The film, Slumdog Millionaire depicts the sorry state-of-affairs in our country: extreme poverty, communal carnages, ‘children left to moral and material abandonment’, gangs operating forced beggary, mafia underworld, torture in police custody, arrogance of the elite, insensitivity of the middle class …. In short, it paints the horrendous reality and the ugly face of the Other India and also the dreams, aspirations and heroic struggles of those inhabiting therein. Plausibly, the depiction of the day-to-day heroic struggles of the underdogs in our country looks exotic for the audience from affluent countries (quite like the thrill of an adventurous trekking!) which might explain the reason why the film was a greater success in those countries than in our own country. It depicts the underbelly of the fast-growing economy leaping forward with 8-9 per cent growth even in the midst of the global financial meltdown – the only country, other than China, with impressive growth rates today. For all the criticisms of portraying the gloomy side of the Indian reality, hardly anyone contests the veracity of such a depiction. The film, of course, ends giving illusions of a millionaire’s life even to the slumdogs, an illusion of social mobility that characterises the liberal democratic social order. In other words, a way-out is shown within the bounds of the system itself.

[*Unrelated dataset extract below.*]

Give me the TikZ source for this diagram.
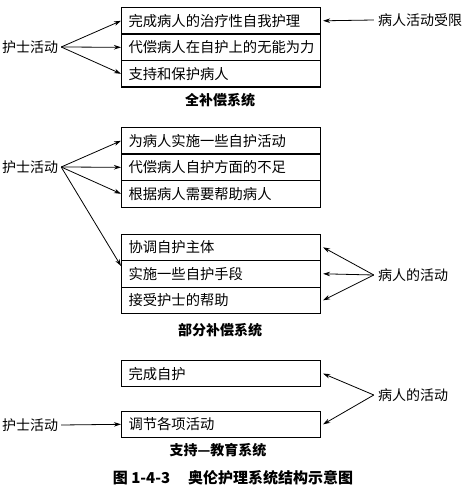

Of course, the upwardly mobile classes in India detest projecting a grim face of India to the world outside because it is thought of as a slur on the image of an India globalising. It took Danny Boyle, a foreigner to paint this ugly face of ‘India shining’. The film reminds us of the statement by B.R. Ambedkar, “Democracy in India is only a top-dressing on the Indian soil, which is essentially undemocratic.” The age-old Indian system of multi-layered oppression ensured that most individuals and groups find themselves more privileged with respect to some others, leaving their moral bases for challenging oppression weak. Is it simply that we, the Indian middle and upper classes have ourselves, become too complacent or indifferent towards the day-to-day existential struggles of our ‘long suffering people’, struggles, probably much more severe than in any other Third World country? Or is this cunning of silence to be explained with reference to the fact that the existence of a vast population of have-nots ensures the comfort of the elite. After all, do not the elite of the affluent countries have to take care of their young, cook, wash and do other mundane things by themselves when the elite in India do not have to do any of these? However, the sustainability of this level of comfort is suspect since the existence of a vast population of the underdogs can lead to social upheavals and increased levels of violence in society, an aspect not left untouched by this film. Or is it that we are trapped in the snare of our own patriotism, guided by the mindset that we shouldn’t wash our dirty linen in public?
President Pratibha Patil congratulated the artists of Slumdog Millionaire for “making India proud”. Congress President Sonia Gandhi felt that the team of this film “have done India proud”. Shall we, indeed, become proud of the achievements of these individual artists or put our heads down in shame on the sorry state-of-affairs in our country on the 62nd year of ‘independence’? With the Oscar recognition to the film, “Jai ho” is the new fashion of greeting that is going rounds among the so-called patriotic Indians. But just a minute, please. Jai ho what? Jai ho this sorry state-of-affairs? Jai ho our country, excluding its luckless millions? Let us face it: If only this film leads to serious efforts especially by those in positions of ‘doability’ to undo the evil of unprotected childhoods – a condition of children being left to ‘moral and material abandonment’ could the yells of Jai ho have any meaning or relevance. Can the State, the policy makers and all in positions of ‘doability’ initiate sincere efforts to remove this curse? It is the election year, after all. Let us have serious efforts for the implementation of at least one of the Directive Principles in our Constitution, Article 39(f): “The State shall, in particular, direct its policy towards securing that children are given opportunities and facilities to develop in a healthy manner and in conditions of freedom and dignity and that childhood and youth are protected against exploitation and against moral and material abandonment.” Along with the infamous horrors of Nithari near NOIDA, 7,912 children, mostly from very poor backgrounds, gone missing in Delhi during the one and half years from Jan. 2007 to June 2008 and 2210 children gone missing in Delhi during 1 June 2008 to 12 Jan. 2009 (Indian Express, ‘ExpressNewsline’, 3 March 2009, New Delhi) is no mean context for initiating these efforts. Listening to the unthinking yells of Jai ho, one is reminded of two lines from the Telugu poet, N.K.:
Even to this day, the shackles of my country are not broken …
Who has composed a tune for ungotten freedom?